=== Problem description ===
Transcribe only the part of the material below that begins at the line containing "Give me the matplotlib source for this chart." and ends at the line containing "plt.rcParams['axes.unicode_minus'] = False", with both kept and images left out.

=== Data for processing ===

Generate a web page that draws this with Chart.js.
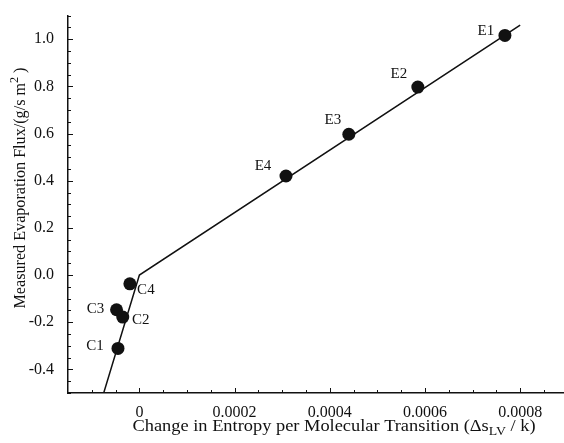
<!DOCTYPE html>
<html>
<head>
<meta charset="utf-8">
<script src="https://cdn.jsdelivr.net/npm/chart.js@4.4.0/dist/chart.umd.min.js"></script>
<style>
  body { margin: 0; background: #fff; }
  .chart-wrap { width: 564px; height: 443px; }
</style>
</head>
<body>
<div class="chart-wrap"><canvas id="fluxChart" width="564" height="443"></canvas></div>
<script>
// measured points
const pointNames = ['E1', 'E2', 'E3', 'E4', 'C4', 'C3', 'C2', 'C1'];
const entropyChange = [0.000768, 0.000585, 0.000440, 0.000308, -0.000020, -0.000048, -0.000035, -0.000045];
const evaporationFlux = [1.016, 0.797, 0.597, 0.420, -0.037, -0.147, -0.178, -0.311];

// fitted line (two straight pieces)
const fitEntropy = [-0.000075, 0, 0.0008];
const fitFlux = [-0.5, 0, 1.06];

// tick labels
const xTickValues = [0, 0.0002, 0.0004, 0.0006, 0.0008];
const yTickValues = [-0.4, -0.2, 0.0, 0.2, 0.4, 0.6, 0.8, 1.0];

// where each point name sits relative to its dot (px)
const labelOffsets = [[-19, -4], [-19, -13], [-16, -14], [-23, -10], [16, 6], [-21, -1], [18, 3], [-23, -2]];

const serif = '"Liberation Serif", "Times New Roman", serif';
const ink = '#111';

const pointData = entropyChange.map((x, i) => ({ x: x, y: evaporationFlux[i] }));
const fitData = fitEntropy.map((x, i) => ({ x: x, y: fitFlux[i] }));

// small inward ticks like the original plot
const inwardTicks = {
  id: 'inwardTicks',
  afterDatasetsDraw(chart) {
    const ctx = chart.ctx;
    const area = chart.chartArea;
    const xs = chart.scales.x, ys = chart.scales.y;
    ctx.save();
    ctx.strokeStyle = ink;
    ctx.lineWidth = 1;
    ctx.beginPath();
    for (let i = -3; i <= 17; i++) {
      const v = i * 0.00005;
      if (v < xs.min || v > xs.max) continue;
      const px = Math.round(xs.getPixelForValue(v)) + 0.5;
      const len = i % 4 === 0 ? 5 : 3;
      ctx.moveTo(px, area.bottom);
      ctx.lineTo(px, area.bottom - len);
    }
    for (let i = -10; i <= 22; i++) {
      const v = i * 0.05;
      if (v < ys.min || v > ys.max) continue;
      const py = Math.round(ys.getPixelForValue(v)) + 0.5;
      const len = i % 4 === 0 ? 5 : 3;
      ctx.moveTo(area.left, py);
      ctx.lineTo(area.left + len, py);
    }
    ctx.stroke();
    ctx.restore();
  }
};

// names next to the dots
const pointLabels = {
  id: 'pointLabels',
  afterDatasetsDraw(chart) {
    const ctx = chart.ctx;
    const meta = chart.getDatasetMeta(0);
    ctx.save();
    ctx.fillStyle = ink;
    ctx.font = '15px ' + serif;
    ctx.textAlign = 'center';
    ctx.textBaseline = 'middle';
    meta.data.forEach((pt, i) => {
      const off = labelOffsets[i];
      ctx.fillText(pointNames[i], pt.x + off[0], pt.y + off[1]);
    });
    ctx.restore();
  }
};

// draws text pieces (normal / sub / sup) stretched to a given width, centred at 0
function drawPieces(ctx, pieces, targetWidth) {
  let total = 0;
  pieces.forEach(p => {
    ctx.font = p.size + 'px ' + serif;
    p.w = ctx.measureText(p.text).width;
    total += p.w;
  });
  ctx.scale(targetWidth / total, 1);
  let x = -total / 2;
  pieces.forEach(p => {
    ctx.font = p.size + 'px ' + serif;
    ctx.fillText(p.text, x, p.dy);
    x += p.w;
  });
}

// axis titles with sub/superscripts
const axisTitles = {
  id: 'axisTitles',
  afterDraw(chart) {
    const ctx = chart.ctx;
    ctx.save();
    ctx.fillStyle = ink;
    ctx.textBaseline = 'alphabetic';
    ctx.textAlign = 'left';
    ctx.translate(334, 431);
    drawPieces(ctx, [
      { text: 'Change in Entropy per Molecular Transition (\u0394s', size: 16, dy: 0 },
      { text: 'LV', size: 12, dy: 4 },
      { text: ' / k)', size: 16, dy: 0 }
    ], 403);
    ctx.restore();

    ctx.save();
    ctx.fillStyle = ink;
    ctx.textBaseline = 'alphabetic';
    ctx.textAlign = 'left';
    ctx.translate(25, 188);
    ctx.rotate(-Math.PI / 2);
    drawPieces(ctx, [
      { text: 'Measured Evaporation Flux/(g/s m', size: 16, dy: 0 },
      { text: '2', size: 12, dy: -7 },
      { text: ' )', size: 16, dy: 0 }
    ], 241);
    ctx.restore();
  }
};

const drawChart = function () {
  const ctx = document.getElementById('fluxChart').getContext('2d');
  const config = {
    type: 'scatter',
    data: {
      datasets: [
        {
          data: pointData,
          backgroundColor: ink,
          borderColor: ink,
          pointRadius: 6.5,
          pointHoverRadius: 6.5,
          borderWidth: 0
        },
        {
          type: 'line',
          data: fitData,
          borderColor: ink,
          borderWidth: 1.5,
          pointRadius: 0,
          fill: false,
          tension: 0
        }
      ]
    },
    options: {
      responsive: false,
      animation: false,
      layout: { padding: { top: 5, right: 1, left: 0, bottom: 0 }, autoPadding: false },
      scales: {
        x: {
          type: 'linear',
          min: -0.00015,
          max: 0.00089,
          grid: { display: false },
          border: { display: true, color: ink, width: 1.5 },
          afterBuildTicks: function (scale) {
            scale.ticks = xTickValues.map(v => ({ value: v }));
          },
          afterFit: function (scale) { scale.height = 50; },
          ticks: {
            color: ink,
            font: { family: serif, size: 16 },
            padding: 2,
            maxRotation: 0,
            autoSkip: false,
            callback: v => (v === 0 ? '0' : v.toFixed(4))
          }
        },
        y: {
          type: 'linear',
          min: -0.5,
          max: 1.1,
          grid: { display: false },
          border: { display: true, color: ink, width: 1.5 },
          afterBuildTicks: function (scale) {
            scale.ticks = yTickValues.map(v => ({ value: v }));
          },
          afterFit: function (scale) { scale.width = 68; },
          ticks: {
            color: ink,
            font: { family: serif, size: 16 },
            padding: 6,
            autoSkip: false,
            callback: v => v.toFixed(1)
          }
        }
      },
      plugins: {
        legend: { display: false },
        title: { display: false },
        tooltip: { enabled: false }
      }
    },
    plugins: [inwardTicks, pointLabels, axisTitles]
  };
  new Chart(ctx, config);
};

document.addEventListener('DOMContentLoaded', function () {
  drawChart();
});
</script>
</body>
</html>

* * *

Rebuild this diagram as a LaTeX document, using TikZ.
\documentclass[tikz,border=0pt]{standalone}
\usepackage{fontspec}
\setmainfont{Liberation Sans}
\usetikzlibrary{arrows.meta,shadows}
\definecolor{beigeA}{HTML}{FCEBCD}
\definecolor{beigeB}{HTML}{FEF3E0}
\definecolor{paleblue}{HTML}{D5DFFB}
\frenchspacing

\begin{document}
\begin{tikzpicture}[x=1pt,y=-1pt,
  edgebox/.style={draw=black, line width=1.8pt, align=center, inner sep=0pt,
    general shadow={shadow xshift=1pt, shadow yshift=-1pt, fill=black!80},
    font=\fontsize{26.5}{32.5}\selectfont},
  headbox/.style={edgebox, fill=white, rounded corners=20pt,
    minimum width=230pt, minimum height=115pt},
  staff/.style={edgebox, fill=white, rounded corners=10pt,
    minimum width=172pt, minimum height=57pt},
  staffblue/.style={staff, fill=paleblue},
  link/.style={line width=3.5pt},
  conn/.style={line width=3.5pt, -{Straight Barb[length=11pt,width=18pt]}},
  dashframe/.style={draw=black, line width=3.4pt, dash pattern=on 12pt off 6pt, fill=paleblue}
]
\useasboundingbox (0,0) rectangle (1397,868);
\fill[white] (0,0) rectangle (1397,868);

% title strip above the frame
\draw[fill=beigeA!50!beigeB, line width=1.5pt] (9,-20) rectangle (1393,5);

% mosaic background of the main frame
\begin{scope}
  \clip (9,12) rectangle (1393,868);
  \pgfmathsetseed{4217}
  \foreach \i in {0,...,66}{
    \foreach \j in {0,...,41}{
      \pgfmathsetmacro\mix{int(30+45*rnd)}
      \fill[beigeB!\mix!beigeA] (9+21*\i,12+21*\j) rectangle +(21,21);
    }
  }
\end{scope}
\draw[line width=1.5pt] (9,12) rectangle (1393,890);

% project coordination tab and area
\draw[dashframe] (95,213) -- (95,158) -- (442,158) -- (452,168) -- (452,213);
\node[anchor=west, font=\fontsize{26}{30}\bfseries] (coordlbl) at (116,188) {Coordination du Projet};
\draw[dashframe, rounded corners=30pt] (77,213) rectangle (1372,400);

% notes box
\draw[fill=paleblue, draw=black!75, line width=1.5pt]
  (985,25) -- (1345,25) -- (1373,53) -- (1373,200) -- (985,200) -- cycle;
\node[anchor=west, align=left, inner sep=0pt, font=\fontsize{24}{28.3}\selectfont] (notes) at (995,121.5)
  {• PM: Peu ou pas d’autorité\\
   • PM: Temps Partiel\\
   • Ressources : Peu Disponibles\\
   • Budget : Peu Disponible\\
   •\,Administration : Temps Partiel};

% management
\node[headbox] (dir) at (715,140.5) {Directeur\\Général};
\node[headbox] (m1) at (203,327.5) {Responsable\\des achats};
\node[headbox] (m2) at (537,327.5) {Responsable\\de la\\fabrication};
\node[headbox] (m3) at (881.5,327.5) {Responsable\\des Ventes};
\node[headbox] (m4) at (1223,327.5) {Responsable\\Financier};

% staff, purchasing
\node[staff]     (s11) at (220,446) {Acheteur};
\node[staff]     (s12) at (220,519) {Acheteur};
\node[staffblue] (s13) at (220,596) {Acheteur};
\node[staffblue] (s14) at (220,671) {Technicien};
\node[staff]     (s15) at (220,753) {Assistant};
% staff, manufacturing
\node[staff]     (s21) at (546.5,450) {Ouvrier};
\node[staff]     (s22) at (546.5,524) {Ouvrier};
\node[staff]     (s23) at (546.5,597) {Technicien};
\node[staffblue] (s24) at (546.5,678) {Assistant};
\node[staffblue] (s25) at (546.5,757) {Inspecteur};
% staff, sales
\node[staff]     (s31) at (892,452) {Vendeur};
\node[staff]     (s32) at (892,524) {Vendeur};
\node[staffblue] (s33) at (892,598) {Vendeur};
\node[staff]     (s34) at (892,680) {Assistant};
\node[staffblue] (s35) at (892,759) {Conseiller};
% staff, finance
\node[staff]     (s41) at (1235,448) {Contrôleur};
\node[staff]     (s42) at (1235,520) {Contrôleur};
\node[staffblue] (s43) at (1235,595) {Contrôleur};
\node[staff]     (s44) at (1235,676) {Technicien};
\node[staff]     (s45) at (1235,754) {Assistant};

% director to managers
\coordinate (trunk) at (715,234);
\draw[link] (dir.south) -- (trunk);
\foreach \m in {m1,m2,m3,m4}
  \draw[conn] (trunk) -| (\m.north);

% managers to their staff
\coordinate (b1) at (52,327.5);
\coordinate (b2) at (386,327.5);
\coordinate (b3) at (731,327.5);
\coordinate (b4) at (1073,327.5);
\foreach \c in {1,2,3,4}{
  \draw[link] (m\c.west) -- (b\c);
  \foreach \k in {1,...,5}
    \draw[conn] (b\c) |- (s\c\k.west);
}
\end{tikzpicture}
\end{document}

* * *

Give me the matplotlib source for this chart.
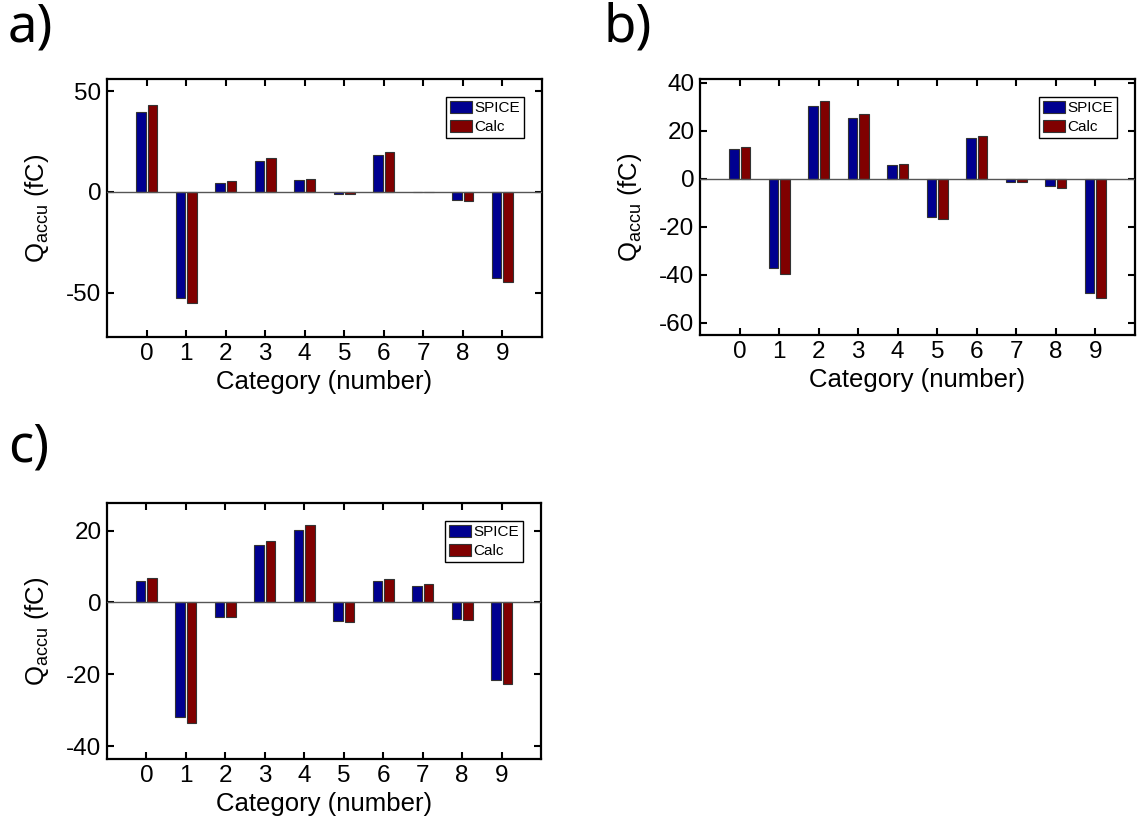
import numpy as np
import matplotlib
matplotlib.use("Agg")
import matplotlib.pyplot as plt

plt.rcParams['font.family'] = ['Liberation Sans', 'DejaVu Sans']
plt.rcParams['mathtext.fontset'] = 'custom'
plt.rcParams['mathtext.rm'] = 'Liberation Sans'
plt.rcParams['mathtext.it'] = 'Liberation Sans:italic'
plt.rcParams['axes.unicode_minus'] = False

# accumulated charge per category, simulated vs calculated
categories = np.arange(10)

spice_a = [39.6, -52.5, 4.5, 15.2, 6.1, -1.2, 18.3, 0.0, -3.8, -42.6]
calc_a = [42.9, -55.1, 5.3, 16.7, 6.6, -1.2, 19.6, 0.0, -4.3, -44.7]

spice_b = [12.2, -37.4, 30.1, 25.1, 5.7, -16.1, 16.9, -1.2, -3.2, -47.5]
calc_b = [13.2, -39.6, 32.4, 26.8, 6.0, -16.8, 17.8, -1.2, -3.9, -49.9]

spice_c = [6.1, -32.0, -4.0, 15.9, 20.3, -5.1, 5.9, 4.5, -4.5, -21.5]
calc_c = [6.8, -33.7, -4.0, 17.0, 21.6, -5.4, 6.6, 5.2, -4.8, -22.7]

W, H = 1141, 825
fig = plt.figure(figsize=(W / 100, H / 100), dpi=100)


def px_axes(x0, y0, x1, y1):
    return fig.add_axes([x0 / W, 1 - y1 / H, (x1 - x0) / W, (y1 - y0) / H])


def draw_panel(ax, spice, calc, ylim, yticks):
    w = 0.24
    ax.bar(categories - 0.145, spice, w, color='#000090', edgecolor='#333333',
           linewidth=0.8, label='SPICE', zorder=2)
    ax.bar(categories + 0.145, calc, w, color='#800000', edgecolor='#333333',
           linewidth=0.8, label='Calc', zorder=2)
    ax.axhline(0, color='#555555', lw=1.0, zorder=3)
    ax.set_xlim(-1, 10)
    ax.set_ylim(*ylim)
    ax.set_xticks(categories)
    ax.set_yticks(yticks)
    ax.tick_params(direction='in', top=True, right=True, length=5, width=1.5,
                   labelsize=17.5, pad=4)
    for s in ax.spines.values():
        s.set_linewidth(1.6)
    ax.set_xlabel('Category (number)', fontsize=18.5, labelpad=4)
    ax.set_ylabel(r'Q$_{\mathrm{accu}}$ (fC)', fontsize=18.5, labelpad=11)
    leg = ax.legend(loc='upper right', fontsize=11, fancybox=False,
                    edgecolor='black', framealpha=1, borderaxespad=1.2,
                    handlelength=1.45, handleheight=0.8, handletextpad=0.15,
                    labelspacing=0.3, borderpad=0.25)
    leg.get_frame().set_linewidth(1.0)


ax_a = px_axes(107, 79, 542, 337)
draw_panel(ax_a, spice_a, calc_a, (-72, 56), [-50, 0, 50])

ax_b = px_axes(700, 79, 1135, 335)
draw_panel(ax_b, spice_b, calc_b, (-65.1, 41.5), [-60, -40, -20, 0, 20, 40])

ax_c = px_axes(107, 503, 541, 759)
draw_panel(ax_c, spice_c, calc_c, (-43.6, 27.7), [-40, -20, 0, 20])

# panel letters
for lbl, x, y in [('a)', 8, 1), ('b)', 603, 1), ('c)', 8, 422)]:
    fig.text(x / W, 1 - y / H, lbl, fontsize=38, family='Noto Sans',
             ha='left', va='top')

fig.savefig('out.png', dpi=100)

=== Answer below ===
Give me the matplotlib source for this chart.
import numpy as np
import matplotlib
matplotlib.use("Agg")
import matplotlib.pyplot as plt

plt.rcParams['font.family'] = ['Liberation Sans', 'DejaVu Sans']
plt.rcParams['mathtext.fontset'] = 'custom'
plt.rcParams['mathtext.rm'] = 'Liberation Sans'
plt.rcParams['mathtext.it'] = 'Liberation Sans:italic'
plt.rcParams['axes.unicode_minus'] = False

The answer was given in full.